I Built Last Night's Webinar in 3½ Hours. Funnel, Emails, Slides, All of It.

The five phases behind every six- and seven-figure webinar I've ever run, and the AI system that built my latest one in an afternoon.

I Built Last Night's Webinar in 3½ Hours. Funnel, Emails, Slides, All of It.

Last night I hosted a live webinar.

The registration funnel. The email sequence. The slide deck. Every asset on every page.

All of it built with AI. In about three and a half hours.

Total.

And I don't mean "AI gave me an outline and then I disappeared into Canva for two weeks." I mean the same agentic team I introduced you to a couple weeks ago in The AI Team That Builds Your Offer, Writes the Copy, and Launches It For You took the idea and produced the entire campaign. The funnel that registered people.

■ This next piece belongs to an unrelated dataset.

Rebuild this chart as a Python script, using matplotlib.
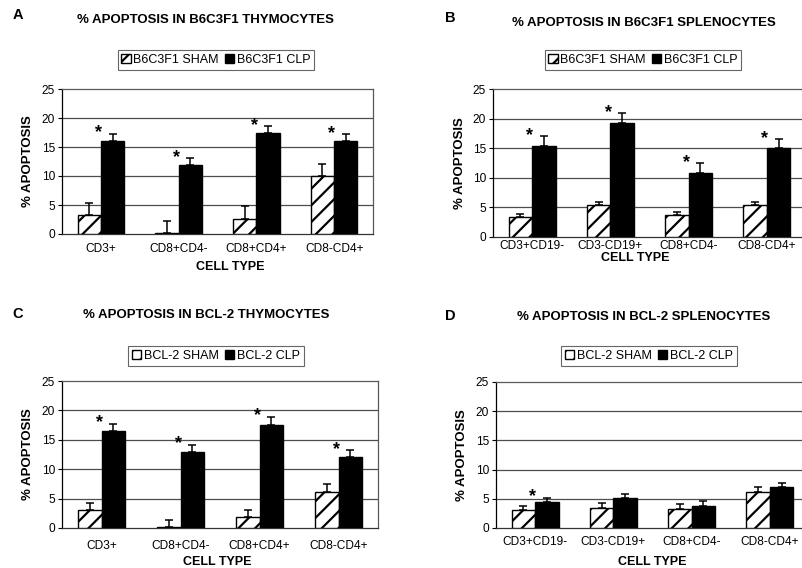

The emails that got them to show up. The deck I presented from.

I mostly answered questions and approved things.

(If you missed that letter, it's the "here's my little AI army" one. Go read it after this. It's the how behind everything you're about to see.)

Now for the part that made me laugh while I was building it...

The webinar itself was about how to go from idea to launch in under an hour.

So we did it. Live. On the call. We invented a fictional business coach named Dana, and in front of everyone we built her plan, her brand, her website, her lead magnet, her AI booking assistant, and her entire follow-up sequence. Start to finish. The clock said 8:02 PM when we wrapped the build... two minutes over the hour, and I'm counting my rambling preamble in that.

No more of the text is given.